Vanessa, não vai me dizer que você dirigiu agora uma família chinesa? Porque você já nos contou aqui mesmo que já dirigiu uma família canadense sem dominar muito bem a língua. Não foi dessa vez, gente! 🙂
Mas eu tive a chance de aprender um pouquinho com os fotógrafos chineses. Em pouco tempo eu observei algumas coisas: eles dirigem os casais de um jeitinho diferente do meu. Eu gosto de brincar enquanto fotografo. Eles são mais diretos e pedem ações como “olhe para o lado”, “coloque sua mão aqui” (claro que eu não entendia o que eles estavam falando, mas nada como ser fotógrafo e saber observar, certo?)
Outra situação diferente: eu prefiro trabalhar com luz suave ou na sombra. Essa foto eu fiz sob um sol forte do meio-dia. E não era só esse fotógrafo que estava lá. Encontrei mais cinco. E as roupas? E as cores das roupas? Outra vez encontrei um fotógrafo fazendo as fotos de um casal à noite. Como é isso, Van? Ensaio noturno? Pois é! Tem coisas que fogem daquela expressão “nem aqui nem na China” – porque foi lá que eu vi ensaio noturno e com direito a vestido de noiva amarelo. Quando você vive experiências diferentes como essa que vivi, a fotografia muda. Porque você muda.
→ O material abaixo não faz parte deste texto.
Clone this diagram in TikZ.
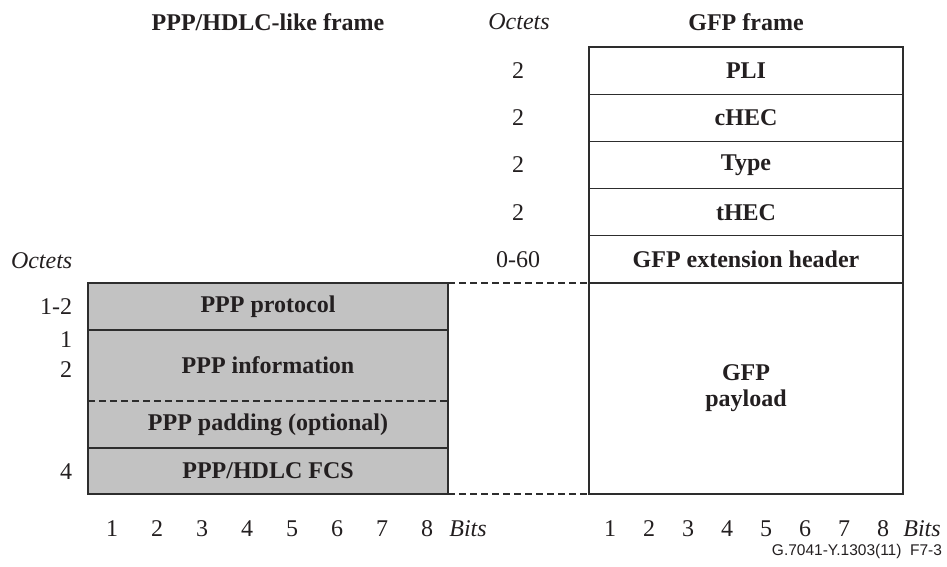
\documentclass[tikz,border=0pt]{standalone}
\usepackage{fontspec}
\setmainfont{Liberation Serif}
\newfontfamily\tagsans{Liberation Sans}
\definecolor{rulecol}{RGB}{45,45,45}
\definecolor{pppfill}{RGB}{194,194,194}
\definecolor{inkcol}{RGB}{35,31,32}
\tikzset{
  txt/.style={inner sep=0pt, outer sep=0pt, text=inkcol, font=\fontsize{24}{28}\selectfont},
  boldtxt/.style={txt, font=\fontsize{24}{26}\selectfont\bfseries},
  ittxt/.style={txt, font=\fontsize{24}{28}\selectfont\itshape},
  gfpfield/.style={boldtxt, draw=rulecol, line width=1.3pt, minimum width=314pt, align=center},
  pppfield/.style={boldtxt, fill=pppfill, minimum width=360pt},
  sep/.style={draw=rulecol, line width=1.3pt},
  dashsep/.style={draw=rulecol, line width=1.1pt, dash pattern=on 7pt off 4pt}
}
\begin{document}
\begin{tikzpicture}[x=1pt,y=-1pt]
\useasboundingbox (0,0) rectangle (947,567);

% headings
\node[boldtxt] (hppp) at (268,22) {PPP/HDLC-like frame};
\node[ittxt]   (hoct) at (519,22) {Octets};
\node[boldtxt] (hgfp) at (746,22) {GFP frame};

% GFP frame fields
\node[gfpfield, minimum height=47.2pt] (pli)  at (746,70.6)  {PLI};
\node[gfpfield, minimum height=47.2pt] (chec) at (746,117.8) {cHEC};
\node[gfpfield, minimum height=47.2pt] (type) at (746,165.0) {Type};
\node[gfpfield, minimum height=47.2pt] (thec) at (746,212.2) {tHEC};
\node[gfpfield, minimum height=47.2pt] (ext)  at (746,259.4) {GFP extension header};
\node[gfpfield, minimum height=211pt]  (pay)  at (746,388.5) {GFP\\payload};

% octet counts of the GFP fields
\node[txt] (opli)  at (518,70.6)  {2};
\node[txt] (ochec) at (518,117.8) {2};
\node[txt] (otype) at (518,165.0) {2};
\node[txt] (othec) at (518,212.2) {2};
\node[txt] (oext)  at (518,259.4) {0-60};

% PPP/HDLC-like frame fields
\node[pppfield, minimum height=47pt] (proto) at (268,306.5) {PPP protocol};
\node[pppfield, minimum height=71pt] (info)  at (268,365.5) {PPP information};
\node[pppfield, minimum height=47pt] (pad)   at (268,424.5) {PPP padding (optional)};
\node[pppfield, minimum height=46pt] (fcs)   at (268,471)   {PPP/HDLC FCS};

% outlines of the PPP fields
\draw[sep] (proto.south west) rectangle (proto.north east);
\draw[sep] (fcs.south west) rectangle (fcs.north east);
\draw[sep] (info.north west) -- (pad.south west);
\draw[sep] (info.north east) -- (pad.south east);
\draw[dashsep] (info.south west) -- (info.south east);

% octet counts of the PPP fields
\node[ittxt, anchor=west] (loct) at (11,261) {Octets};
\node[txt, anchor=east] (oproto) at (72,307) {1-2};
\node[txt, anchor=east] (oinfa)  at (72,340) {1};
\node[txt, anchor=east] (oinfb)  at (72,370) {2};
\node[txt, anchor=east] (ofcs)   at (72,471.5) {4};

% payload mapping
\draw[dashsep] (proto.north east) -- (pay.north west);
\draw[dashsep] (fcs.south east) -- (pay.south west);

% bit numbering
\foreach \i in {1,...,8} {
  \node[txt] (lb\i) at ({112+45*(\i-1)},529) {\i};
  \node[txt] (rb\i) at ({610+39*(\i-1)},529) {\i};
}
\node[ittxt] (lbits) at (468,529) {Bits};
\node[ittxt] (rbits) at (922,529) {Bits};

% figure tag
\node[txt, anchor=east, font=\tagsans\fontsize{15.5}{17}\selectfont] (tag) at (942,551.5) {G.7041-Y.1303(11)\ \ F7-3};
\end{tikzpicture}
\end{document}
E o que precisamos fazer para isso acontecer? Abrir os olhos da alma para o que a gente não está acostumado. O mais curioso é que, quando eu voltei, senti que não precisava ter ido tão longe. Eu posso fotografar aquela família cheia de alegria num parque aqui em São Paulo e porque não continuar por ali depois do ensaio, me conectando com as crianças e com a luz que cai sobre elas num final de tarde.
Eu posso falar “oi” e puxar conversa com aquele senhor que vende àgua de coco. Com certeza ele tem uma história incrível para me contar. Eu ainda posso pegar um dia e levar a minha fotografia para passear pela cidade. Só eu e ela. De mãos dadas.
Enquanto isso não acontece, eu penso na China. Mais importante do que entender o que as pessoas diziam, foi entender o que as pessoas sentiam.
E você, vai pra onde se descobrir?
No final, você pode criar um filme igual a esse. E vai acabar percebendo que também deixou um pouquinho de você lá no lugar que escolheu se encontrar.